Ever wonder why whole athletic teams re-locate from one city to another? Either it is known or not, or, if lost in time, out of curiosity, a documentary, either on U-Tube or Amazon Video, restores the missing link. In 1957, the Brooklyn Dodgers wrapped it up at Ebbets Field and commenced the 1958 season in Los Angeles. Believe it or not, airplanes had something to do with the decision. Every once in a while, a tourist in New York City might take a notion to visiting the stadium where the Brooklyn Dodgers played. But it is not there. It had already fallen into a state of disrepair prior to the big move. Outside of Virginia, or other hyper-prideful states, the spirit of preservation, which often goes against plain economic sense, is rarely present.

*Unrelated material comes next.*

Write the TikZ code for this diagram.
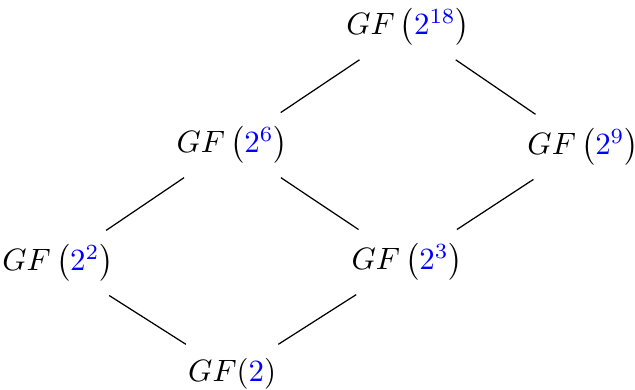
\documentclass[tikz,border=0pt]{standalone}
\usepackage{amsmath,amssymb}
\usepackage{xcolor}
\usepackage{tikz}

\begin{document}
\begin{tikzpicture}[fld/.style={outer sep=1.2pt}]
\useasboundingbox (-2.64,-0.18) rectangle (4.58,4.25);
\node[fld] (F1) at (0,0) {$GF(\textcolor{blue}{2})$};
\node[fld] (F2) at (-1.98,1.26) {$GF\left(\textcolor{blue}{2^2}\right)$};
\node[fld] (F3) at (1.99,1.27) {$GF\left(\textcolor{blue}{2^3}\right)$};
\node[fld] (F6) at (0,2.6) {$GF\left(\textcolor{blue}{2^6}\right)$};
\node[fld] (F9) at (3.99,2.58) {$GF\left(\textcolor{blue}{2^9}\right)$};
\node[fld] (F18) at (2,3.94) {$GF\left(\textcolor{blue}{2^{18}}\right)$};
\foreach \a/\b in {F18/F6,F18/F9,F6/F2,F6/F3,F9/F3,F2/F1,F3/F1}
  \draw (\a) -- (\b);
\end{tikzpicture}
\end{document}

Well, the “bums” had a great roster in the final years that rivaled their crosstown foes, the New York Yankees. They had Pee Wee Reese, Jackie Robinson, Duke Snider, and Roy Campanella. But they also had, at first base, a golden glove fielder as well as a dependable slugger who makes a ghostly appearance in Field of Dreams (1989). The subtitle of the documentary is “The Quiet Man”, mixing Gil Hodges up with the character in the John Wayne movie (1952). He was, in fact, low key, as well as a steady performer. His personal stats are as good as any hall-of-famer: 18 seasons, 370 home runs, a .273 average, and 1,274 RBI’s, including the winning runs in the World Series against the Yankees in 1955. He attended 8 all-star games and was, from 1940 to 1960, considered among the top-ten home run hitters. In a single game, once, he homered four times.
Sadly, a heart attack took him at the age of 47 in 1972. Out of sight, out of mind applies. But his colleagues and peers never forgot him and they weigh in, from time to time, in the documentary. We hear from Carl Erskine, Duke Snider, Ralph Kiner, Branch Rickey (owner), and Yogi Berra. I remember the L.A. Dodgers from Wrigley Field. The Cubs had nothing but pain and woe against the likes of Don Drysdale and Sandy Koufax. By then few thought much of the antecedents of the brand new Los Angeles franchise. I also saw Mantle and Maris at the old Comiskey Park. They made the Sox (1959 champs) sweat. But the Brooklyn Dodgers, like the New York Yankees, were hard to find on a transistor radio, though weak and staticky signals now and then managed to come across.
These were the days before baseball took a turn, not only in my opinion, for the worse, by emphasizing salaries, starter jackets, memorabilia, signatures, and hot tubs where there used to be grandstands. The 1981 strike that took till August to settle disgusted many diehard fans. After that, it would never be known if players were really playing or just posing for photo-ops. They seemed, rightly or wrongly, to be full of themselves. They were the nouveau riche, millionaires, though it was a thrill to see, just prior to the infamous strike, Reggie Jackson stand as still as a statue while a ball he clobbered sailed over the fences. There are always exceptions. Which brings me to the word that best describes Hodges — exceptional. Throughout the documentary, players express their wonderment at the man’s exclusion from Cooperstown. I wonder, too.
He also managed the New York Mets to a World Championship over the Baltimore Orioles in 1969. Not bad. But to get back to the beginning, it has never seemed right that the New Orleans Jazz became the Utah Jazz, though that was a basketball thing, not the national pastime. Lucky L.A., however, to inherit a team with so much history.